WASHINGTON--(AP) - Israeli Justice Minister Yossi Beilin, an architect of past accords with the Palestinians, said that an overall Middle East settlement could be concluded in the 50 days President Bill Clinton has remaining in office.


Beilin, who is close to Prime Minister Ehud Barak and came to Washington to meet with top U.S. officials, said Friday: "Despite everything, I am optimistic. I believe in human beings."


Later in the day, Clinton telephoned Barak and told him during a 45-minute conversation that he is willing to continue pursuing an agreement during his last seven weeks in office.

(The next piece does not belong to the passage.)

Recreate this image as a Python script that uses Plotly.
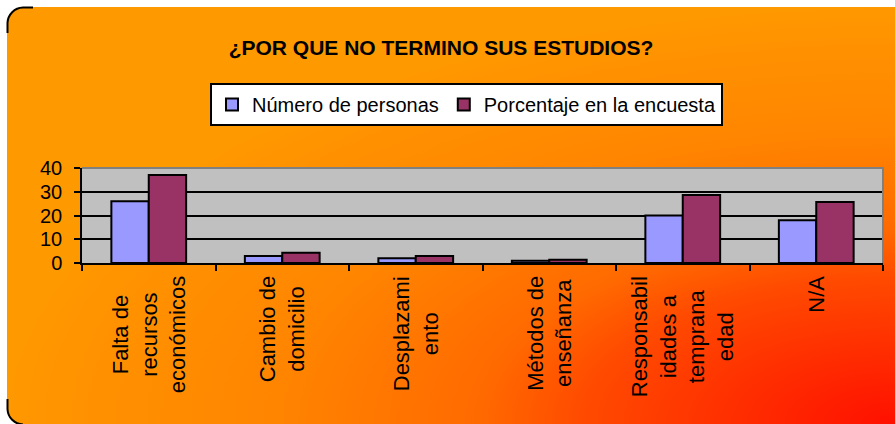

"It is really an opportunity if they want to take advantage of the president's knowledge of the complexities of the peace process," P.J. Crowley, national security spokesman at the White House, told reporters Friday night. "The president reiterated: `I'm willing to do whatever I can in the time that I have remaining."'


Beilin said there was virtual agreement between the two sides on nearly all issues and suggested that there were ways to resolve the two toughest - the future of Jerusalem and Palestinian refugees.


He suggested that the capital of a Palestinian state could be established in an eastern suburb of Jerusalem.


He said Palestinian refugees with relatives in Israel and others with humanitarian needs could be admitted to Israel.


Most of the Jewish settlements on the West Bank would be dismantled, and Jews who remained would not be under Israeli sovereignty, Beilin said. Consequently, he said, most of the settlers will quit what would then be part of a Palestinian state because "they would not prefer to live under Palestinian sovereignty."


But, Beilin, in a speech to the Johns Hopkins School of Advanced International Studies, said Israel could not accept a "right of return" of all Palestinians - and their descendants - who claim they were forced out of Israel when it was established in 1948.


That, he said, would change the character of the Jewish state.


Earlier, Beilin told reporters at the Israeli Embassy that the sharply scaled-down peace deal the prime minister proposed Thursday was no more than a "fallback position."


"We don't want it; Barak doesn't want it," he said. But if Palestinian leader Yasser Arafat prefers a partial accord - one that would give him a state and put off disputes over Jerusalem and refugees - that would be all right with the Barak government, Beilin said.


"The future is now," he said. "If we don't do things now, we may miss the boat."


More than two months of violence have not changed Barak's goal of a full settlement with Arafat, he said, and while Israel has a "long list of complaints" to make against the Palestinians, they probably have some, too.


Beilin stressed, though, that "we are not ready to negotiate with the Palestinians while they are still shooting."


The Israeli official had meetings scheduled with Sandy Berger, Clinton's national security assistant; Undersecretary of State Thomas Pickering; and senior U.S. mediator Dennis Ross, among others.


Crowley said Berger and Beilin talked an hour about the peace process; a committee set up to investigate causes of the recent violence; and a dlrs 750 million aid package to help support stability in the region, which the Clinton administration is pushing Congress to pass when it returns next week.


Beilin said Barak was not seeking a summit meeting, but wants the administration to pursue a settlement with direct and indirect talks with both sides.


"We need a third party, and we don't have a better than party than the Americans," Beilin said.


Barak still considers Arafat his "partner" in peacemaking, Beilin said, and the Palestinian Authority is stronger than ever before.


Still, the Israeli minister said that if the violence continues much longer, "the heroes of the street" may sweep aside the current Palestinian leadership. As a result, Beilin said, Arafat is more interested in pursuing peace with Israel now than a month ago.


Barak, he said, remains willing to pay a "high price" for peace.


"We are far from giving up," he said. And while conditions have changed, "there is a chance" for concluding an agreement in the 50 days Clinton has remaining, he said.